Compliance and regulatory posture. Identical to DL380 Gen12. FIPS 140-2 and FIPS 140-3 validated cryptographic modes via iLO 6 and TPM 2.0; secure boot with measured-boot attestation for hardware-anchored chain-of-trust; complete audit-log retention for NIST 800-53 AU-2 and AU-12 controls; Silicon Root of Trust for supply-chain integrity attestation aligned with NIST 800-161. For US federal customers we deliver against DISA STIG, FedRAMP-aligned baselines, NIST 800-53 moderate and high baselines, and CMMC level 2 and 3 requirements. For EU customers the platform supports NIS2 directive technical measures, GDPR Article 32 requirements, the EU AI Act infrastructure attestation requirements, and the ENISA cloud security baseline. For UK customers, Cyber Essentials Plus alignment is delivered. Industry-specific compliance includes PCI DSS, HIPAA HITECH, SOX IT general controls, FDA 21 CFR Part 11 and the ISO 27001 / ISO 27017 / ISO 27018 control families. Sora Yazılım delivers the compliance baseline documentation, configuration evidence packs and audit-readiness reports required by both internal audit teams and external assessors.

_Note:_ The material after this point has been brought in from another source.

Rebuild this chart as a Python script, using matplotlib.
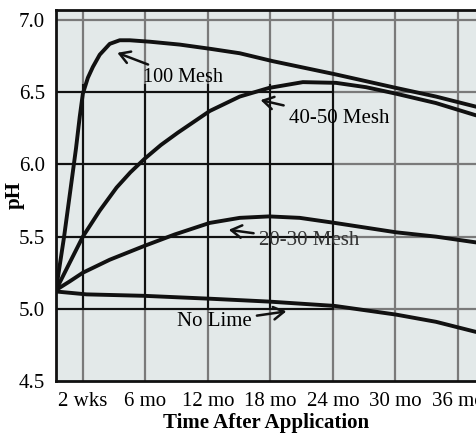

Sustainability and lifecycle. Gen12 delivers significant power-efficiency improvements over Gen11 — approximately 20-30 percent higher performance per watt on typical virtualization and HCI workloads, Titanium-class power supplies at 96 percent efficiency at 50 percent load, and a redesigned airflow path supporting inlet temperatures up to 35 degrees Celsius for higher data-center setpoints and reduced cooling overhead. For organizations subject to EU Corporate Sustainability Reporting Directive (CSRD), California SB 253 climate disclosure or UK Streamlined Energy and Carbon Reporting (SECR), the efficiency improvements translate directly to Scope 2 emissions reductions. HPE publishes per-SKU product carbon footprint disclosures to support customer Scope 3 reporting. For end-of-life, HPE Asset Upcycling Services provides certified data sanitization (NIST 800-88 compliant), responsible reuse and recycling, and the documentation trail required for IT asset disposition (ITAD) audits. Sora Yazılım coordinates the end-of-life workflow alongside warranty renewals to maintain a complete asset lifecycle record.

Software and hypervisor support. DL360 Gen12 is certified across the major hypervisor and operating-system platforms: VMware ESXi 8.0 Update 3 and later, Microsoft Windows Server 2022 and 2025 with Hyper-V, Microsoft Azure Stack HCI / Azure Local, Proxmox VE 8, Nutanix AOS 6.7 and later, Red Hat Enterprise Linux 9.4 and later, SUSE Linux Enterprise Server 15 SP6 and later, Ubuntu LTS 24.04 and Oracle Linux 9. Container-platform support includes Red Hat OpenShift 4.16+, Rancher Kubernetes Engine 2, SUSE Rancher and CNCF-conformant upstream Kubernetes via Cluster API providers. For composable-infrastructure workflows, HPE OneView templates and the HPE Compose Fabric provide infrastructure-as-code workflows compatible with Ansible, Terraform and pulumi. The full hypervisor compatibility matrix is published in HPE's Server Operating System Support Matrix and is reviewed quarterly by Sora Yazılım as part of our standard customer-success cadence.